More to come. It’s rainy and chilly here, but I do want to take a walk. Yesterday it was raining all evening and the streets were so beautiful. The bus floors were slippery though and several people had trouble getting into their seats with dignity. (As a clumsy fool I empathized).

New haunts

Homesickness has me in it’s inevitable grip. Yesterday I ended up talking with a professor for over two hours and she asked me how I feel here and it took a lot for me to not just begin crying. You don’t break into tears in front of Oxford educated professors. I’m pretty sure that’s a rule. I did try to wear heels to class, for some reason that seemed like a good idea- my horrible ankles, ruined after so many injuries and falls, failed me shortly after I hobbled into the library, and thankfully the cynical side of me tucked some flats into my purse. It was fun being 3 inches taller for a while, though, and you never know until you try. They had free food yesterday on campus so I obviously took advantage of that. Finding optimism in the little things, like the cold air coming in from the open windows on the bus, or feeling how warm your sweater is against the chill of the rain, or the snug comfort of well-fitting rain boots- these are things to focus on and draw power from. How satisfying it is holding a warm mug of tea in my hands, seeing my little plants slowly grow, these are all beautifully worthwhile things to concentrate on instead of wanting to be elsewhere.

More meandering

It’s at either the beginning or the end of the day that I find the most contentment in walking around Victoria. People are nestled in their homes, either not ready to venture out into the world, intimidating as it is, or they are back home, after a day out and about.

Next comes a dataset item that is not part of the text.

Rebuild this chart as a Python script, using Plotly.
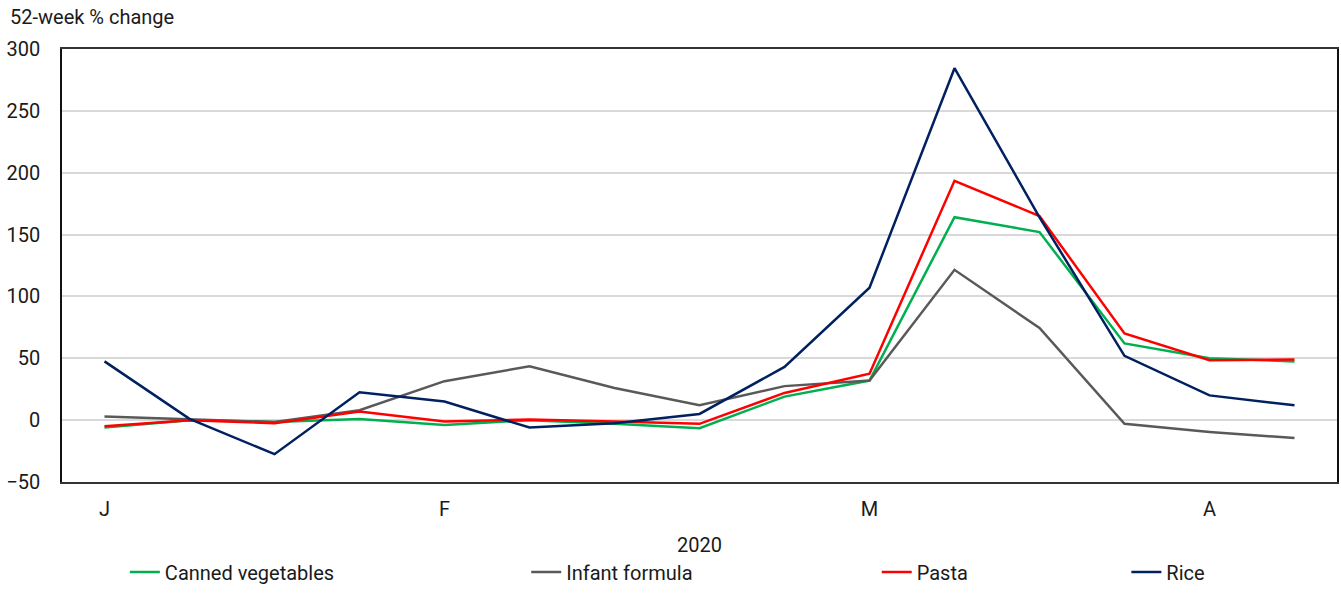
import plotly.graph_objects as go

weeks = list(range(15))
month_tick_idx = [0, 4, 9, 13]
month_labels = ["J", "F", "M", "A"]
year_label = "2020"

canned_vegetables = [-6, 0, -1.5, 1, -4, 0, -3, -6.5, 19, 32, 164, 152, 62, 50, 47.5]
infant_formula = [3, 1, -1.5, 8, 31.5, 43.5, 26, 12, 27.5, 32, 121.5, 74.5, -3, -9.5, -14.5]
pasta = [-5, 0, -2.5, 7, -1, 0.5, -1, -3, 22, 37.5, 193.5, 165, 70, 48.5, 49]
rice = [47.5, 1, -27.5, 22.5, 15, -6, -2.5, 5, 43, 107, 284.5, 164, 52, 20, 12]

series = [
    ("Canned vegetables", canned_vegetables, "#00b050"),
    ("Infant formula", infant_formula, "#595959"),
    ("Pasta", pasta, "#ff0000"),
    ("Rice", rice, "#002060"),
]
legend_x = [0.0493, 0.3641, 0.6390, 0.8348]

FONT = "Roboto, sans-serif"
TXT = "#1a1a1a"

fig = go.Figure()
for i, (name, vals, col) in enumerate(series):
    lg = "legend" if i == 0 else f"legend{i+1}"
    fig.add_trace(go.Scatter(x=weeks, y=vals, mode="lines", name=name,
                             line=dict(color=col, width=2.5), legend=lg))

legend_common = dict(orientation="h", yanchor="bottom", xanchor="left", y=-110/435,
                     font=dict(family=FONT, size=20, color=TXT),
                     bgcolor="rgba(0,0,0,0)", itemwidth=30)
layout_legends = {}
for i, lx in enumerate(legend_x):
    key = "legend" if i == 0 else f"legend{i+1}"
    layout_legends[key] = dict(legend_common, x=lx)

fig.update_layout(
    width=1341, height=594,
    margin=dict(l=62, r=2, t=49, b=110),
    paper_bgcolor="white", plot_bgcolor="white",
    font=dict(family=FONT, size=20, color=TXT),
    showlegend=True,
    **layout_legends,
    xaxis=dict(range=[-0.5, 14.5], tickmode="array", tickvals=month_tick_idx,
               ticktext=month_labels, showgrid=False, zeroline=False,
               showline=True, linecolor="#333333", linewidth=2, mirror=True,
               ticks="", ticklabelstandoff=8,
               title=dict(text=year_label, standoff=18,
                          font=dict(family=FONT, size=20, color=TXT))),
    yaxis=dict(range=[-50, 300], tickvals=[-50, 0, 50, 100, 150, 200, 250, 300],
               showgrid=True, gridcolor="#d9d9d9", gridwidth=1.5, zeroline=False,
               showline=True, linecolor="#111111", linewidth=1.5, mirror=True,
               ticks="", ticklabelstandoff=16),
    annotations=[dict(text="52-week % change", xref="paper", yref="paper",
                      x=-54/1277, y=1 + 32/435, xanchor="left", yanchor="middle",
                      showarrow=False, font=dict(family=FONT, size=20, color=TXT))],
)

fig.write_html("out.html")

I’ve found two awesome Gothic Revival churches, but I’ve walked by them during Mass both times, so haven’t ventured in yet. Gothic Revival is appropriately ridiculous but gorgeous all the same. I love pointed arches- they are hopeful, somehow. Gothic architecture was originally created in the medieval period to create shining, light filled spaces that were euphoric and very connected with God, and although I am not religious in that way, the psychology of Gothic architecture does have a piece of my heart. The buildings are so comforting to me.

The mornings have been chillier. I’ve been able to wear my outlandish, woolly Icelandic sweater, and accompanying woolly scarves, and have been pleasantly surprised by how damn warm they are. Classes are stressful, terrifying, but liberating. I am smarter than I think (I hope). Tomorrow is the day I go fetch 4 beautiful rolls of uncut negatives from Prism Imaging- 1 color, 3 black and white. I cannot wait- the tangibility of negatives, cutting them, pressing them gently into the scanner, are all deliberate actions in the part of making an image into a reality that I love. Even if I haven’t developed my own in a few years, I still find film entrancing in a way an SD card cannot be.

If I work hard enough today and get things done ahead of schedule, I could very well spend tomorrow evening with the lovely hum of my scanner and a glass of wine, and to me that seems like the best darn thing ever. So, I must be off so I can finish ALL THE THINGS…or at least, enough of them.